══ Supplied data ══
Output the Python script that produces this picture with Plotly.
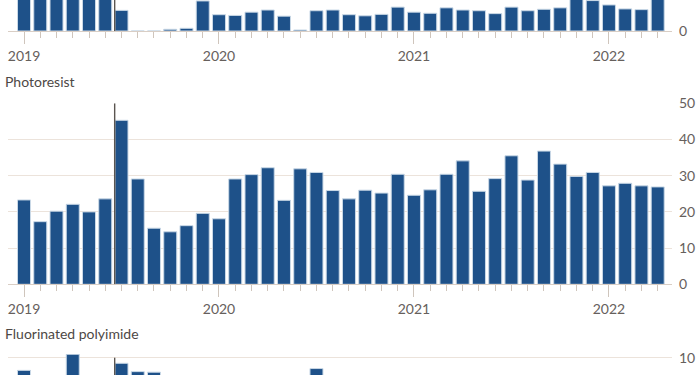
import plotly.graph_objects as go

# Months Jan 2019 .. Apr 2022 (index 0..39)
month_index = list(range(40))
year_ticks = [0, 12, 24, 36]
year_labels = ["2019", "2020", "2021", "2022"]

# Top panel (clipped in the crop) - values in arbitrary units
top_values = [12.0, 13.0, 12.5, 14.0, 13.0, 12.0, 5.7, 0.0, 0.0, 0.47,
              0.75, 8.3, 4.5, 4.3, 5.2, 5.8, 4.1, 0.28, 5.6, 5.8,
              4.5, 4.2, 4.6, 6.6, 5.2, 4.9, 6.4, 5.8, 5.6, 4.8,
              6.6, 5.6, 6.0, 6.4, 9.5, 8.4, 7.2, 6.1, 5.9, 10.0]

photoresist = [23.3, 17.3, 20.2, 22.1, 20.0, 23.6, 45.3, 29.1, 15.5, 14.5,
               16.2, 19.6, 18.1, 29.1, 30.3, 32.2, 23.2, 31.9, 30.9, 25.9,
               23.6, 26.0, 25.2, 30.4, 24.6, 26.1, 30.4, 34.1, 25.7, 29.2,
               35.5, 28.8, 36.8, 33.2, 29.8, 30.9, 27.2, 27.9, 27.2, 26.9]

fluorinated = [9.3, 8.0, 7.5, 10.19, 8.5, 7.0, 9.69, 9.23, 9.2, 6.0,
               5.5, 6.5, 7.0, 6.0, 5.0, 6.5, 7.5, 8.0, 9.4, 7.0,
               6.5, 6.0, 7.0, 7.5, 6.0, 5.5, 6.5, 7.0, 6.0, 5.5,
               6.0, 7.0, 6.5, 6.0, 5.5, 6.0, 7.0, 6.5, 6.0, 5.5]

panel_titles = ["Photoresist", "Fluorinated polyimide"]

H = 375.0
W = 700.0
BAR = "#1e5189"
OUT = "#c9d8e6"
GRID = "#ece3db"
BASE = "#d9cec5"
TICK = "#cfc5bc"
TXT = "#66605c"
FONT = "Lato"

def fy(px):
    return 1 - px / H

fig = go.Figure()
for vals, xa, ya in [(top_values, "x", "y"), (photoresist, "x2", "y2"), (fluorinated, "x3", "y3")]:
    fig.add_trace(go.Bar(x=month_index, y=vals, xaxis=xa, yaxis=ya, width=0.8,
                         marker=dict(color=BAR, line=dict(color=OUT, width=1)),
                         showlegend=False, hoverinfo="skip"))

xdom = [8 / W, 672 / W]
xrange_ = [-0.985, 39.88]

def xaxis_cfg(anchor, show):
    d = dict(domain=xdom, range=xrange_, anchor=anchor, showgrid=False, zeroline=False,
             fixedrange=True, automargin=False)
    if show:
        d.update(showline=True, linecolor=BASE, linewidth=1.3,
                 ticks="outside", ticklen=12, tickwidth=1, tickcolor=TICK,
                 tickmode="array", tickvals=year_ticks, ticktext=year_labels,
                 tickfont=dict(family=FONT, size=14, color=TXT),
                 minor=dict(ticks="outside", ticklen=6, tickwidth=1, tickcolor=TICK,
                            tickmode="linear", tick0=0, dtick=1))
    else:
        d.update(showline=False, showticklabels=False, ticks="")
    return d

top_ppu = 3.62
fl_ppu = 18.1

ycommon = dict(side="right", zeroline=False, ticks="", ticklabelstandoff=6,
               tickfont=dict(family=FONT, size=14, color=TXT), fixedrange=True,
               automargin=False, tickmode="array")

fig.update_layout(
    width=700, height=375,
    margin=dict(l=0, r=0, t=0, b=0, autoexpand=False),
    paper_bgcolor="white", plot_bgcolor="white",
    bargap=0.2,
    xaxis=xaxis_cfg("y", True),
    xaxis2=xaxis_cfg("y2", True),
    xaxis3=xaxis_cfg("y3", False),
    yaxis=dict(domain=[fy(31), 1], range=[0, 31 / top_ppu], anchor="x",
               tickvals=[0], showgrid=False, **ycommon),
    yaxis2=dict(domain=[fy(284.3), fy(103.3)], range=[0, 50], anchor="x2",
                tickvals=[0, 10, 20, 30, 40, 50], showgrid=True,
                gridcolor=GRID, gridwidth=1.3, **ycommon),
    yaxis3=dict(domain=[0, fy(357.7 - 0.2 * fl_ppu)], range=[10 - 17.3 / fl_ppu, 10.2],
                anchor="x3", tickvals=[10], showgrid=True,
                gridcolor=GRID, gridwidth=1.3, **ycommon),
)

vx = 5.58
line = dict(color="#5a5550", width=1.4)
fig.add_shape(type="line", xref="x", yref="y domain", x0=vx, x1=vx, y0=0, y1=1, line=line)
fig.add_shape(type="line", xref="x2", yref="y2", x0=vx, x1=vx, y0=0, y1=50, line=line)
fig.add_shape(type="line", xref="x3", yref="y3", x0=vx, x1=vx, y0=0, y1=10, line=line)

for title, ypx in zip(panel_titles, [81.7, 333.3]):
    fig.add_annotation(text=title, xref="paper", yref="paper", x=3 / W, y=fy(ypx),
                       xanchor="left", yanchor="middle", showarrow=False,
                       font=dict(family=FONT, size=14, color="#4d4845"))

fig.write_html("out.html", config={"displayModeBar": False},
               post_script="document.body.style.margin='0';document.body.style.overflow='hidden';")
═══
_Aim of the task_. Retype the whole listing, keeping every line identical and omitting all pictures.

_Problem solution_.
Output the Python script that produces this picture with Plotly.
import plotly.graph_objects as go

# Months Jan 2019 .. Apr 2022 (index 0..39)
month_index = list(range(40))
year_ticks = [0, 12, 24, 36]
year_labels = ["2019", "2020", "2021", "2022"]

# Top panel (clipped in the crop) - values in arbitrary units
top_values = [12.0, 13.0, 12.5, 14.0, 13.0, 12.0, 5.7, 0.0, 0.0, 0.47,
              0.75, 8.3, 4.5, 4.3, 5.2, 5.8, 4.1, 0.28, 5.6, 5.8,
              4.5, 4.2, 4.6, 6.6, 5.2, 4.9, 6.4, 5.8, 5.6, 4.8,
              6.6, 5.6, 6.0, 6.4, 9.5, 8.4, 7.2, 6.1, 5.9, 10.0]

photoresist = [23.3, 17.3, 20.2, 22.1, 20.0, 23.6, 45.3, 29.1, 15.5, 14.5,
               16.2, 19.6, 18.1, 29.1, 30.3, 32.2, 23.2, 31.9, 30.9, 25.9,
               23.6, 26.0, 25.2, 30.4, 24.6, 26.1, 30.4, 34.1, 25.7, 29.2,
               35.5, 28.8, 36.8, 33.2, 29.8, 30.9, 27.2, 27.9, 27.2, 26.9]

fluorinated = [9.3, 8.0, 7.5, 10.19, 8.5, 7.0, 9.69, 9.23, 9.2, 6.0,
               5.5, 6.5, 7.0, 6.0, 5.0, 6.5, 7.5, 8.0, 9.4, 7.0,
               6.5, 6.0, 7.0, 7.5, 6.0, 5.5, 6.5, 7.0, 6.0, 5.5,
               6.0, 7.0, 6.5, 6.0, 5.5, 6.0, 7.0, 6.5, 6.0, 5.5]

panel_titles = ["Photoresist", "Fluorinated polyimide"]

H = 375.0
W = 700.0
BAR = "#1e5189"
OUT = "#c9d8e6"
GRID = "#ece3db"
BASE = "#d9cec5"
TICK = "#cfc5bc"
TXT = "#66605c"
FONT = "Lato"

def fy(px):
    return 1 - px / H

fig = go.Figure()
for vals, xa, ya in [(top_values, "x", "y"), (photoresist, "x2", "y2"), (fluorinated, "x3", "y3")]:
    fig.add_trace(go.Bar(x=month_index, y=vals, xaxis=xa, yaxis=ya, width=0.8,
                         marker=dict(color=BAR, line=dict(color=OUT, width=1)),
                         showlegend=False, hoverinfo="skip"))

xdom = [8 / W, 672 / W]
xrange_ = [-0.985, 39.88]

def xaxis_cfg(anchor, show):
    d = dict(domain=xdom, range=xrange_, anchor=anchor, showgrid=False, zeroline=False,
             fixedrange=True, automargin=False)
    if show:
        d.update(showline=True, linecolor=BASE, linewidth=1.3,
                 ticks="outside", ticklen=12, tickwidth=1, tickcolor=TICK,
                 tickmode="array", tickvals=year_ticks, ticktext=year_labels,
                 tickfont=dict(family=FONT, size=14, color=TXT),
                 minor=dict(ticks="outside", ticklen=6, tickwidth=1, tickcolor=TICK,
                            tickmode="linear", tick0=0, dtick=1))
    else:
        d.update(showline=False, showticklabels=False, ticks="")
    return d

top_ppu = 3.62
fl_ppu = 18.1

ycommon = dict(side="right", zeroline=False, ticks="", ticklabelstandoff=6,
               tickfont=dict(family=FONT, size=14, color=TXT), fixedrange=True,
               automargin=False, tickmode="array")

fig.update_layout(
    width=700, height=375,
    margin=dict(l=0, r=0, t=0, b=0, autoexpand=False),
    paper_bgcolor="white", plot_bgcolor="white",
    bargap=0.2,
    xaxis=xaxis_cfg("y", True),
    xaxis2=xaxis_cfg("y2", True),
    xaxis3=xaxis_cfg("y3", False),
    yaxis=dict(domain=[fy(31), 1], range=[0, 31 / top_ppu], anchor="x",
               tickvals=[0], showgrid=False, **ycommon),
    yaxis2=dict(domain=[fy(284.3), fy(103.3)], range=[0, 50], anchor="x2",
                tickvals=[0, 10, 20, 30, 40, 50], showgrid=True,
                gridcolor=GRID, gridwidth=1.3, **ycommon),
    yaxis3=dict(domain=[0, fy(357.7 - 0.2 * fl_ppu)], range=[10 - 17.3 / fl_ppu, 10.2],
                anchor="x3", tickvals=[10], showgrid=True,
                gridcolor=GRID, gridwidth=1.3, **ycommon),
)

vx = 5.58
line = dict(color="#5a5550", width=1.4)
fig.add_shape(type="line", xref="x", yref="y domain", x0=vx, x1=vx, y0=0, y1=1, line=line)
fig.add_shape(type="line", xref="x2", yref="y2", x0=vx, x1=vx, y0=0, y1=50, line=line)
fig.add_shape(type="line", xref="x3", yref="y3", x0=vx, x1=vx, y0=0, y1=10, line=line)

for title, ypx in zip(panel_titles, [81.7, 333.3]):
    fig.add_annotation(text=title, xref="paper", yref="paper", x=3 / W, y=fy(ypx),
                       xanchor="left", yanchor="middle", showarrow=False,
                       font=dict(family=FONT, size=14, color="#4d4845"))

fig.write_html("out.html", config={"displayModeBar": False},
               post_script="document.body.style.margin='0';document.body.style.overflow='hidden';")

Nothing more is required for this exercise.